Credit Rating Agencies (CRAs) play a crucial role in reducing the asymmetry in the information available to the issuer and investor. This role gains even more significance when rating is for sovereign entities and their securities. The CRAs like S&P, Moody's, and Fitch, which rate sovereign entities, consider a number of variables, both qualitative and quantitative, to assess the creditworthiness and rating of these entities and their securities. The case study gives a view of the sovereign credit rating industry, its major players, the industry issues and controversies. It also discusses the variables and parameters used by these big three agencies to rate sovereign entities. Most importantly, the case study helps the students to develop a basic model taking generally accepted variables to arrive at a credit score for two of the largest economies in the world - the US and the UK. This will help the student appreciate the various variables that go into sovereign credit rating apart from helping them to develop a basic model and analyze the creditworthiness of the two sovereign entities. The case also comes with Excel supplements.

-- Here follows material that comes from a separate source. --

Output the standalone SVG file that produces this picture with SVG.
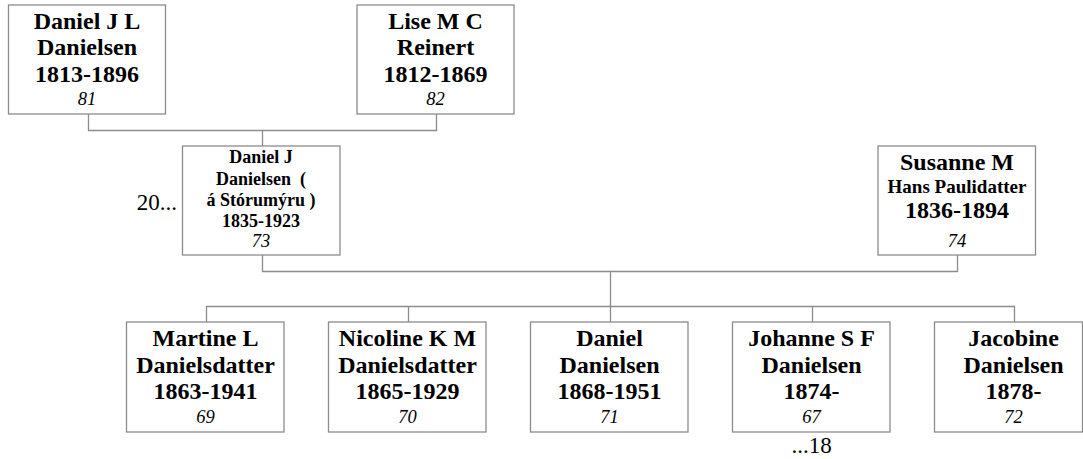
<svg xmlns="http://www.w3.org/2000/svg" width="1083" height="459" viewBox="0 0 1083 459">
<style>
.box{fill:#fff;stroke:#8c8c8c;stroke-width:1.3}
.ln{fill:none;stroke:#8c8c8c;stroke-width:1.3}
text{font-family:"Liberation Serif","Times New Roman",serif;fill:#000;text-anchor:middle}
.b{font-weight:bold;font-size:24px}
.s{font-weight:bold;font-size:18px}
.m{font-weight:bold;font-size:19px}
.i{font-style:italic;font-size:18.5px}
.r{font-size:23px}
</style>
<rect width="1083" height="459" fill="#fff"/>
<g id="connectors">
<path class="ln" d="M88.5 114 V130.5 H436.5 V114"/>
<path class="ln" d="M262.5 130.5 V146"/>
<path class="ln" d="M262.5 255 V271.5 H957.5 V255"/>
<path class="ln" d="M610.5 271.5 V322"/>
<path class="ln" d="M206.5 322 V306.5 H1014.5 V322"/>
<path class="ln" d="M408.5 306.5 V322"/>
<path class="ln" d="M812.5 306.5 V322"/>
</g>
<g id="n81">
<rect class="box" x="8.5" y="5" width="157" height="109"/>
<text class="b" x="87" y="29">Daniel J L</text>
<text class="b" x="87" y="54.5">Danielsen</text>
<text class="b" x="87" y="81.5">1813-1896</text>
<text class="i" x="87" y="105">81</text>
</g>
<g id="n82">
<rect class="box" x="357" y="5" width="157" height="109"/>
<text class="b" x="435.5" y="29">Lise M C</text>
<text class="b" x="435.5" y="54.5">Reinert</text>
<text class="b" x="435.5" y="81.5">1812-1869</text>
<text class="i" x="435.5" y="105">82</text>
</g>
<g id="n73">
<rect class="box" x="182.5" y="146" width="157.5" height="109"/>
<text class="s" x="261" y="163">Daniel J</text>
<text class="s" x="261" y="185" xml:space="preserve">Danielsen  (</text>
<text class="s" x="261" y="206">á Stórumýru )</text>
<text class="s" x="261" y="227">1835-1923</text>
<text class="i" x="261" y="247">73</text>
<text class="r" x="177" y="210" style="text-anchor:end">20...</text>
</g>
<g id="n74">
<rect class="box" x="878" y="146" width="157.5" height="109"/>
<text class="b" x="957" y="170">Susanne M</text>
<text class="m" x="957" y="193">Hans Paulidatter</text>
<text class="b" x="957" y="217.5">1836-1894</text>
<text class="i" x="957" y="247">74</text>
</g>
<g id="n69">
<rect class="box" x="126.5" y="322" width="157.5" height="110"/>
<text class="b" x="205.5" y="346">Martine L</text>
<text class="b" x="205.5" y="372.5">Danielsdatter</text>
<text class="b" x="205.5" y="399">1863-1941</text>
<text class="i" x="205.5" y="423">69</text>
</g>
<g id="n70">
<rect class="box" x="328.5" y="322" width="157.5" height="110"/>
<text class="b" x="407.5" y="346">Nicoline K M</text>
<text class="b" x="407.5" y="372.5">Danielsdatter</text>
<text class="b" x="407.5" y="399">1865-1929</text>
<text class="i" x="407.5" y="423">70</text>
</g>
<g id="n71">
<rect class="box" x="530.5" y="322" width="157.5" height="110"/>
<text class="b" x="609.5" y="346">Daniel</text>
<text class="b" x="609.5" y="372.5">Danielsen</text>
<text class="b" x="609.5" y="399">1868-1951</text>
<text class="i" x="609.5" y="423">71</text>
</g>
<g id="n67">
<rect class="box" x="732.5" y="322" width="157.5" height="110"/>
<text class="b" x="811.5" y="346">Johanne S F</text>
<text class="b" x="811.5" y="372.5">Danielsen</text>
<text class="b" x="811.5" y="399">1874-</text>
<text class="i" x="811.5" y="423">67</text>
<text class="r" x="811.5" y="453">...18</text>
</g>
<g id="n72">
<rect class="box" x="934.5" y="322" width="148" height="110"/>
<text class="b" x="1013.5" y="346">Jacobine</text>
<text class="b" x="1013.5" y="372.5">Danielsen</text>
<text class="b" x="1013.5" y="399">1878-</text>
<text class="i" x="1013.5" y="423">72</text>
</g>
</svg>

There are two superpowers in the world today in my opinion. There's the United States and there's Moody's Bond Rating Service. The United States can destroy you by dropping bombs, and Moody's can destroy you by downgrading your bonds. And believe me, it's not clear sometimes who is more powerful.
- Thomas L Friedman1


Introduction

Sovereign Credit Ratings play a significant role in attracting foreign investments. Credit Rating Agencies (CRAs) specialize in assessing the creditworthiness of sovereign issuers. Moody's Investors Service (Moody's), Standard and Poor's (S&P), and Fitch Ratings (Fitch) are the dominant CRAs. A rating upgrade is a positive change in a sovereign's rating triggered by steady improvements in the political and economic environment whereas a downgrade for a country means a negative change, indicating a worsening economic and business environment. Investors see a downgrade as a risky bet and demand higher returns to lend to these governments.